Les devoirs du prince selon Richelieu
Historiquement marqué par son époque, la France de Louis XIII, à laquelle se rapportent directement la quasi-totalité de ses considérations, le Testament politique ((. Richelieu, Testament politique, coll. « Les Mémorables », Perrin, 2011, 22 €, édition suivant pour l’essentiel l’édition savante la plus récente du Testament politique par Françoise Hildesheimer (Paris, Champion, 1995), présentée ici par Arnaud Teyssier, haut fonctionnaire et historien.)) de Richelieu énonce néanmoins de nombreuses maximes, ciselées comme pour en être plus facilement extraites, qui exposent des réflexions sur la finalité et l’exercice du pouvoir dont la portée s’étend bien au-delà de leur contexte, même si ce dernier doit toujours demeurer à l’esprit pour ne pas les mésinterpréter.

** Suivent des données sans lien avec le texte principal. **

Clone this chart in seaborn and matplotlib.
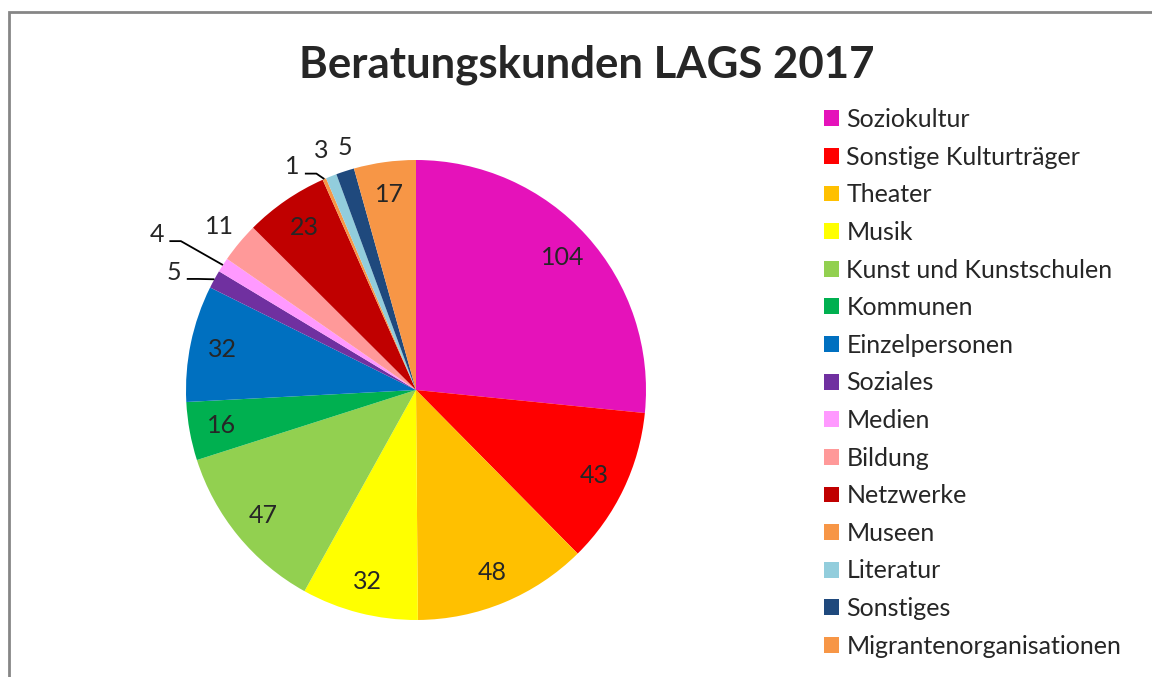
import numpy as np
import matplotlib
matplotlib.use("Agg")
import matplotlib.pyplot as plt
import matplotlib.patches as mpatches
import seaborn as sns

# data
categories = ["Soziokultur", "Sonstige Kulturträger", "Theater", "Musik",
              "Kunst und Kunstschulen", "Kommunen", "Einzelpersonen", "Soziales",
              "Medien", "Bildung", "Netzwerke", "Museen", "Literatur",
              "Sonstiges", "Migrantenorganisationen"]
values = [104, 43, 48, 32, 47, 16, 32, 5, 4, 11, 23, 1, 3, 5, 17]
colors = ["#E512BA", "#FF0000", "#FFC000", "#FFFF00", "#92D050", "#00B050",
          "#0070C0", "#7030A0", "#FF99FF", "#FF9999", "#C00000", "#F79646",
          "#92CDDC", "#1F497D", "#F79646"]

# small slices get their label outside: (angle from top, radius, leader line)
outside = {"Soziales": (296.0, 1.17, True),
           "Medien": (301.0, 1.315, True),
           "Bildung": (None, 1.11, False),
           "Museen": (331.0, 1.11, True),
           "Literatur": (None, 1.12, False),
           "Sonstiges": (343.7, 1.10, False)}

sns.set_theme(style="white")
plt.rcParams["font.family"] = ["Lato", "DejaVu Sans"]

W, H = 1152, 677
fig = plt.figure(figsize=(W / 100, H / 100), dpi=100)

# pie axes: centre at (416, 390) px, radius 230 px
R = 230
ax = fig.add_axes([(416 - 1.5 * R) / W, (H - 390 - 1.2 * R) / H, 3 * R / W, 2.4 * R / H])
palette = sns.color_palette(colors)
wedges, _ = ax.pie(values, colors=palette, startangle=90, counterclock=False,
                   wedgeprops=dict(linewidth=0))
ax.set_xlim(-1.5, 1.5)
ax.set_ylim(-1.2, 1.2)
ax.set_aspect("equal")
ax.axis("off")

total = sum(values)
cum = np.cumsum([0] + values)
for i, (cat, v) in enumerate(zip(categories, values)):
    mid = (cum[i] + v / 2) / total * 360.0
    ex, ey = np.sin(np.radians(mid)), np.cos(np.radians(mid))
    if cat in outside:
        ang, rad, leader = outside[cat]
        if ang is None:
            ang = mid
        tx, ty = rad * np.sin(np.radians(ang)), rad * np.cos(np.radians(ang))
        ax.text(tx, ty, str(v), ha="center", va="center", fontsize=18)
        if leader:
            yl = ty - 0.03
            x0 = tx + 0.055
            x1 = x0 + 0.05
            ax.plot([x0, x1, ex], [yl, yl, ey], color="black", lw=1.3,
                    solid_capstyle="butt")
    else:
        ax.text(0.86 * ex, 0.86 * ey, str(v), ha="center", va="center", fontsize=18)

fig.text(587 / W, 1 - 65 / H, "Beratungskunden LAGS 2017", ha="center",
         va="center", fontsize=31.5, fontweight="bold")

handles = [mpatches.Patch(facecolor=c, edgecolor="none") for c in colors]
fig.legend(handles, categories, loc="upper left",
           bbox_to_anchor=(824 / W, 1 - 108 / H), frameon=False, fontsize=18,
           handlelength=0.6, handleheight=0.6, handletextpad=0.3,
           labelspacing=0.585, borderpad=0, borderaxespad=0)

# chart frame (cut off at the right and bottom edge of the picture)
fig.patches.append(mpatches.Rectangle((8.5 / W, -0.1), 1.2, 1.1 - 11.5 / H,
                                      transform=fig.transFigure, fill=False,
                                      edgecolor="#868686", linewidth=2))

fig.savefig("out.png", dpi=100)
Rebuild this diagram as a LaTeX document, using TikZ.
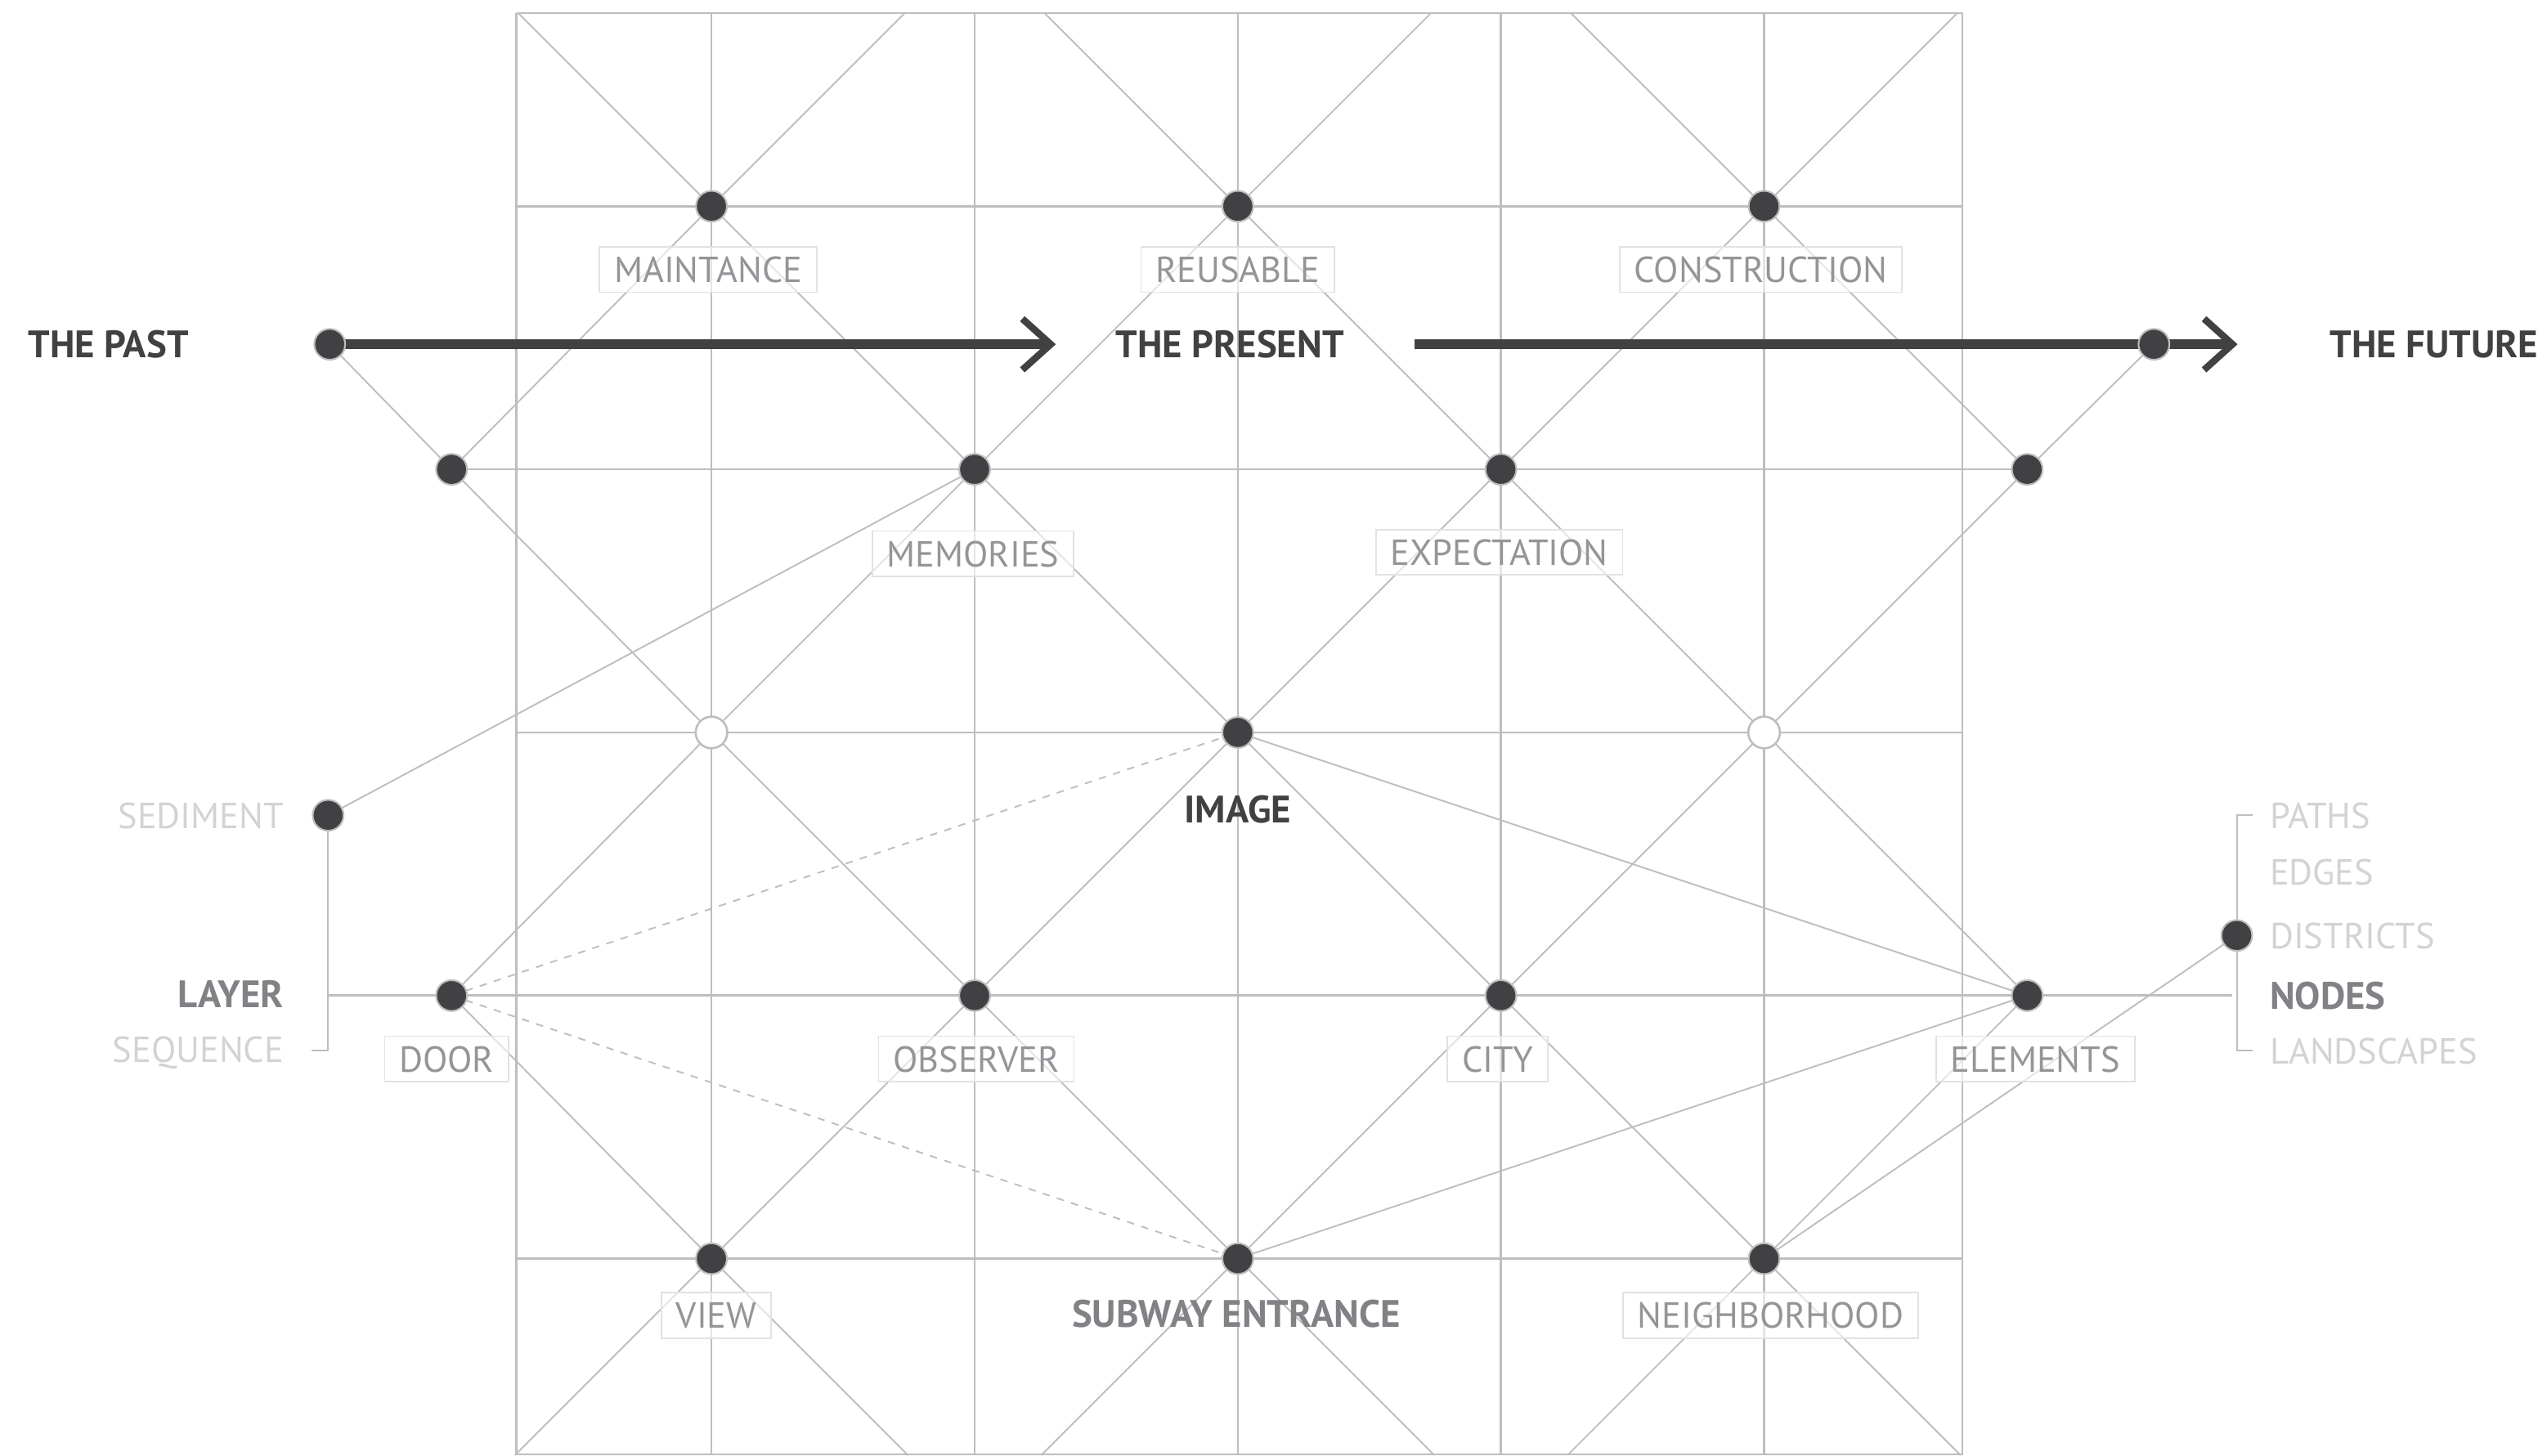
\documentclass[tikz,border=0pt]{standalone}
\usepackage{fontspec}
\setmainfont{PT Sans}
\usetikzlibrary{arrows.meta}

\definecolor{ink}{HTML}{414042}
\definecolor{rule}{HTML}{BCBEC0}
\definecolor{boxline}{HTML}{E1E2E3}
\definecolor{labeltxt}{HTML}{939598}
\definecolor{midtxt}{HTML}{808285}
\definecolor{faint}{HTML}{D1D3D4}

\pgfdeclarelayer{lines}
\pgfsetlayers{lines,main}

\begin{document}
\begin{tikzpicture}[x=0.02cm,y=-0.02cm,
  gridline/.style={draw=rule,line width=0.75pt},
  diag/.style={draw=rule,line width=0.55pt},
  dashlink/.style={draw=rule,line width=0.55pt,dash pattern=on 2.6pt off 2.6pt},
  dot/.style={circle,fill=ink,draw=rule,line width=0.6pt,minimum size=0.38cm,inner sep=0pt},
  hollow/.style={circle,fill=white,draw=rule,line width=0.75pt,minimum size=0.39cm,inner sep=0pt},
  txt/.style={font=\fontsize{12.7}{15}\selectfont,inner sep=0pt,text depth=0pt},
  boldtxt/.style={font=\bfseries\fontsize{13.4}{16}\selectfont,inner sep=0pt,text depth=0pt},
  tag/.style={txt,draw=boxline,line width=0.5pt,fill=white,fill opacity=0.6,
    text opacity=1,draw opacity=1,text=labeltxt,minimum height=0.56cm,inner xsep=0.18cm},
  era/.style={boldtxt,text=ink},
  keyword/.style={boldtxt,text=midtxt},
  aside/.style={txt,text=faint},
  timeline/.style={draw=ink,line width=3.5pt,
    -{Straight Barb[length=3.5mm,width=6.3mm,line width=2.4pt]}},
]
\useasboundingbox (0,0) rectangle (1568,896.5);

% ---------- dots ----------
\node[dot] (past)   at (203,212) {};
\node[dot] (future) at (1326,212) {};
\node[dot] (lpast)  at (278,289) {};
\node[dot] (lfut)   at (1248,289) {};
\node[dot] (maint)  at (438,127) {};
\node[dot] (reuse)  at (762,127) {};
\node[dot] (constr) at (1086,127) {};
\node[dot] (memo)   at (600,289) {};
\node[dot] (expect) at (924,289) {};
\node[hollow] (hl)  at (438,451) {};
\node[dot] (image)  at (762,451) {};
\node[hollow] (hr)  at (1086,451) {};
\node[dot] (door)   at (278,613) {};
\node[dot] (obs)    at (600,613) {};
\node[dot] (city)   at (924,613) {};
\node[dot] (elem)   at (1248,613) {};
\node[dot] (view)   at (438,775) {};
\node[dot] (subway) at (762,775) {};
\node[dot] (neigh)  at (1086,775) {};
\node[dot] (sed)    at (202,502) {};
\node[dot] (dist)   at (1377,576) {};

\coordinate (presentstart) at (871,212);
\coordinate (pastend) at (650,212);
\coordinate (futureend) at (1377.5,212);

\begin{pgfonlayer}{lines}
  % square grid and frame
  \foreach \gx in {318,438,600,762,924,1086,1208}
    \draw[gridline] (\gx,8) -- (\gx,896);
  \foreach \gy in {8,127,451,775,895.5}
    \draw[gridline] (318,\gy) -- (1208,\gy);
  \draw[gridline] (lpast.center) -- (lfut.center);
  \draw[gridline] (202,613) -- (1374,613);

  % diagonals running down to the right
  \draw[diag] (319,8) -- (maint.center) -- (memo.center) -- (image.center)
     -- (city.center) -- (neigh.center) -- (1207,896);
  \draw[diag] (past.center) -- (lpast.center) -- (hl.center) -- (obs.center)
     -- (subway.center) -- (883,896);
  \draw[diag] (643,8) -- (reuse.center) -- (expect.center) -- (hr.center) -- (elem.center);
  \draw[diag] (967,8) -- (constr.center) -- (lfut.center);
  \draw[diag] (door.center) -- (view.center) -- (559,896);

  % diagonals running down to the left
  \draw[diag] (557,8) -- (maint.center) -- (lpast.center);
  \draw[diag] (881,8) -- (reuse.center) -- (memo.center) -- (hl.center) -- (door.center);
  \draw[diag] (1205,8) -- (constr.center) -- (expect.center) -- (image.center)
     -- (obs.center) -- (view.center) -- (317,896);
  \draw[diag] (future.center) -- (lfut.center) -- (hr.center) -- (city.center)
     -- (subway.center) -- (641,896);
  \draw[diag] (elem.center) -- (neigh.center) -- (965,896);

  % free links
  \draw[diag] (sed.center) -- (memo.center);
  \draw[diag] (image.center) -- (elem.center);
  \draw[diag] (subway.center) -- (elem.center);
  \draw[diag] (neigh.center) -- (dist.center);
  \draw[dashlink] (door.center) -- (image.center);
  \draw[dashlink] (door.center) -- (subway.center);

  % brackets
  \draw[diag] (sed.center) -- (202,647) -- (192,647);
  \draw[diag] (1387,502) -- (1377,502) -- (1377,647) -- (1387,647);

  % time line
  \draw[timeline] (past.center) -- (pastend);
  \draw[timeline] (presentstart) -- (futureend);
\end{pgfonlayer}

% ---------- labels ----------
\node[tag] (lmaint)  at (436,166) {MAINTANCE};
\node[tag] (lreuse)  at (762,166) {REUSABLE};
\node[tag] (lconstr) at (1084,166) {CONSTRUCTION};
\node[tag] (lmemo)   at (599,341) {MEMORIES};
\node[tag] (lexpect) at (923,340) {EXPECTATION};
\node[tag] (ldoor)   at (275,652) {DOOR};
\node[tag] (lobs)    at (601,652) {OBSERVER};
\node[tag] (lcity)   at (922,652) {CITY};
\node[tag] (lelem)   at (1253,652) {ELEMENTS};
\node[tag] (lview)   at (441,810) {VIEW};
\node[tag] (lneigh)  at (1090,810) {NEIGHBORHOOD};
\node[keyword] (lsubway) at (761,809) {SUBWAY ENTRANCE};
\node[era] (limage) at (762,498) {IMAGE};

\node[era,anchor=west] (tpast)    at (17,212)    {THE PAST};
\node[era,anchor=west] (tpresent) at (686.5,212) {THE PRESENT};
\node[era,anchor=west] (tfuture)  at (1434,212)  {THE FUTURE};

\node[aside,anchor=east]   (tsed)   at (175,502) {SEDIMENT};
\node[keyword,anchor=east] (tlayer) at (175,612) {LAYER};
\node[aside,anchor=east]   (tseq)   at (175,646) {SEQUENCE};

\node[aside,anchor=west]   (tpaths) at (1397,502) {PATHS};
\node[aside,anchor=west]   (tedges) at (1397,537) {EDGES};
\node[aside,anchor=west]   (tdist)  at (1397,576) {DISTRICTS};
\node[keyword,anchor=west] (tnodes) at (1397,613) {NODES};
\node[aside,anchor=west]   (tland)  at (1397,647) {LANDSCAPES};
\end{tikzpicture}
\end{document}
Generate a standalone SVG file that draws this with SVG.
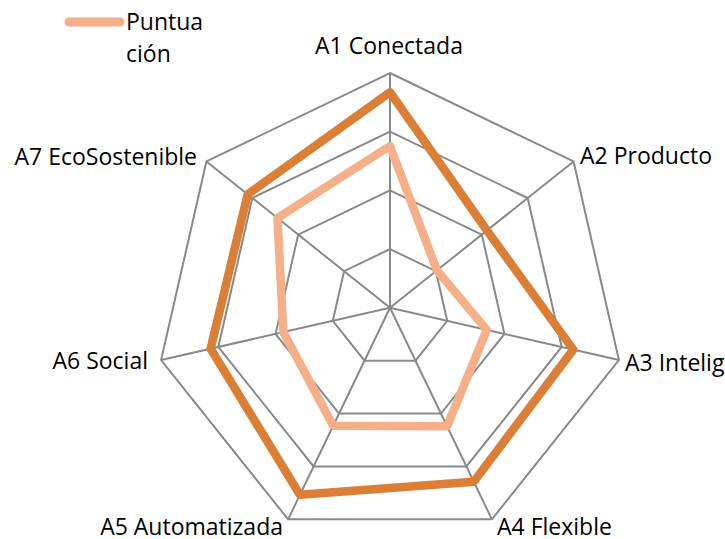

Cet écrit, dont on dit le ton plus modéré que d’autres oeuvres de Richelieu, n’épuise pas la pensée de ce dernier, dont une plus juste compréhension appellerait d’autres investigations qui excèdent le cadre de cette présentation. Celle-ci se limite à une lecture du texte en lui-même, dans le but de présenter les principales réflexions qui y sont exposées relativement à la politique, sa finalité et les vertus qu’elle exige, et de tenter d’apprécier dans quelle mesure celles-ci sont nourries par le creuset chrétien ou la philosophie classique, ou encore par des conceptions modernes reposant sur l’idée de puissance ou de raison d’Etat.
Ainsi que l’écrit Richelieu, « le premier fondement du bonheur d’un Etat est l’établissement du règne de Dieu », lequel est le principe du gouvernement. La première voie pour l’établissement d’un tel règne est la bonne vie des princes qui est une « loi parlante et obligeante avec plus d’efficacité que toutes celles qu’ils pourraient faire pour contraindre au bien qu’ils veulent procurer ». Richelieu accorde ainsi plus d’importance à l’exemple du prince qu’à ses lois : si le prince « ne suit la volonté de son Créateur et ne se soumet à ses lois, [il] ne doit point espérer de faire observer les siennes et de voir ses sujets obéissants à ses ordres ». Le prince est responsable devant Dieu du repos de l’Etat. Il doit, notamment, « procurer la conversion de ceux qui, vivant sous son règne, sont dévoyés du chemin du salut ». Richelieu précise toutefois que, l’homme étant raisonnable par sa nature, le prince ne doit pas user d’« autre voie que celle de la douceur ». Les devoirs des princes sont beaucoup plus étendus que ceux des particuliers, et ils devront en rendre compte devant Dieu.
Richelieu souligne la distinction entre la puissance spirituelle et la puissance temporelle. Les princes sont obligés « à reconnaître l’autorité de l’Eglise, se soumettre à ses saints décrets et y rendre une entière obéissance » en ce qui concerne la puissance spirituelle. Il critique par conséquent la dérive des appels comme d’abus qui, initialement destinés à arrêter le cours des empiétements que les juges ecclésiastiques pouvaient faire sur la juridiction royale, sont devenus pour les Parlements l’occasion de s’attirer la connaissance de la plus grande partie de ce qui n’appartient qu’au tribunal de l’Eglise de Dieu. Réciproquement, il rappelle que « si les rois sont obligés de respecter la tiare des souverains pontifes, ils le sont aussi de conserver la puissance de leur couronne », en prônant, en telle matière, l’écoute des personnes doctes et sincères, ainsi que la référence aux historiens et aux plus célèbres auteurs dépouillés de passion qui ont écrit en chaque siècle.